風と、光と・・・

すべての人を照らすまことの光があって、世にきた。(ヨハネによる福音書1:9)

葛原妙子9

荒起せる土塊のひとつひとつづつ生ききたるときカインを怖る『朱靈』
無人野に人をりといふ安心は人をりといふ不安に通ず
無人の野おもむろに翳る一部分タールの如き黒となりゆく

この三首は、歌集『朱靈』の中の「北邊」にちりばめられている。この「北邊」には網走刑務所のことを詠った短歌もある。

一首目に詠われているカインはもちろん旧約聖書の中に出てくる土を耕す者となったカイン(創世記4:2)である。アダムが罪に堕ちた後、土は呪われ茨とあざみを生えいでさせる(創世記3:17,18)と言われれ、アダムは額に汗してパンを得ようとし、ついには土に返る(創世記3:19)と言われている。アダムの子カインは、その、土を耕す者となった。そして、羊を飼う者となった弟アベルを殺して土に埋めたのだ。
主は言われた。「何ということをしたのか。お前の弟の血が土の中からわたしに向かって叫んでいる。今、お前は呪われる者となった。お前が流した弟の血を、口を開けて飲み込んだ土よりもなお、呪われる。土を耕しても、土はもはやお前のために作物を産み出すことはない。お前は地上をさまよい、さすらう者となる。」(創世記4:10~12)


この『朱靈』より前に出された歌集『原牛』の中には次のような歌もある。

原野にて雪降る野にてひとりとひとりの出あひはおそろしからむ『原牛』
ある時、暗くなってから買い物に出た。夏にはあまり見えなかった星がくっきりと見えていたので、しばらく立ち止まるようにして星を見ていた。すると、少しカーブした坂の上から車が一台現れた。角のところで曲がるのかと思ったが曲がることもなく、しばらく止まるようにのろのろとこちらに向かってやってくる。狭い道を私の近くまで来て私の方にすり寄るようにして通り過ぎ、通り過ぎてから道の中央に軌道を戻した。振り向いて見ていると最初の角で曲がった。私は、その車がぐるっと回ってもう一度同じ道に出てくると思った。私は狩猟民族系だから勘が鋭い。たまに外れることもあるにはあるが。はたしてその車は、私がもう少しで広めの道に出るという手前の辺りで、来るべき方向から曲がってやってきた。そうして、もう一度私の所まで来ると私の横すれすれを通り過ぎて行った。私はすぐさま振り返って車のナンバーを頭の中にたたき込んだ。その車の主は、暗く狭い夜道を何の光り物も付けずに黒いジャケットを羽織って歩いている私を脅してやろうと思ったのかも知れない。けれど、そのやり口に、並々ならぬ悪意を私は感じ取った。
葛原妙子も人間の中にあるこのような悪意を感じ取っていたのではないだろうか。いや、もしかしたら、自分の中にあるこのような悪意を知っていた人なのかも知れないと思う。

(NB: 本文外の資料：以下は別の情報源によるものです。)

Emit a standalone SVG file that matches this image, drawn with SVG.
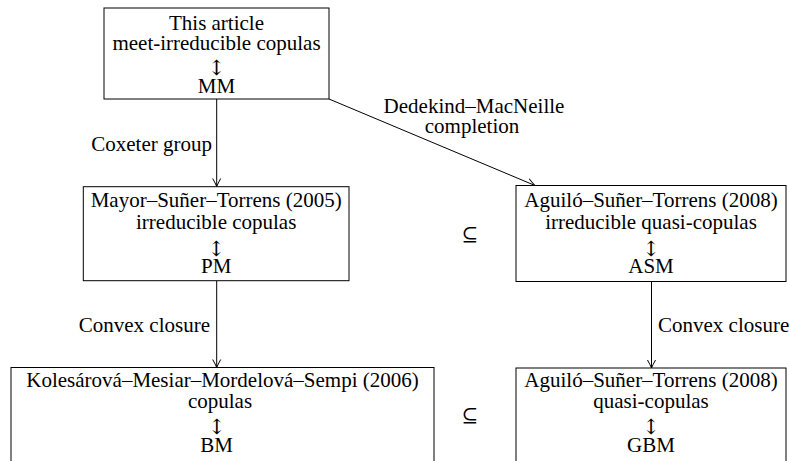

キリスト教でいうところの罪の定義というのは、普通に考えられるものとちょっと違う場合がある。こういうことを罪というのだろうかと思って牧師に尋ねたりした時に、「そういうことを言うのではない」という答えが返ってきたりする場合がある。葛原妙子もキリスト教の罪というものを自分なりに捉えて、長らくこれと格闘していた人なのだろうと私は思う。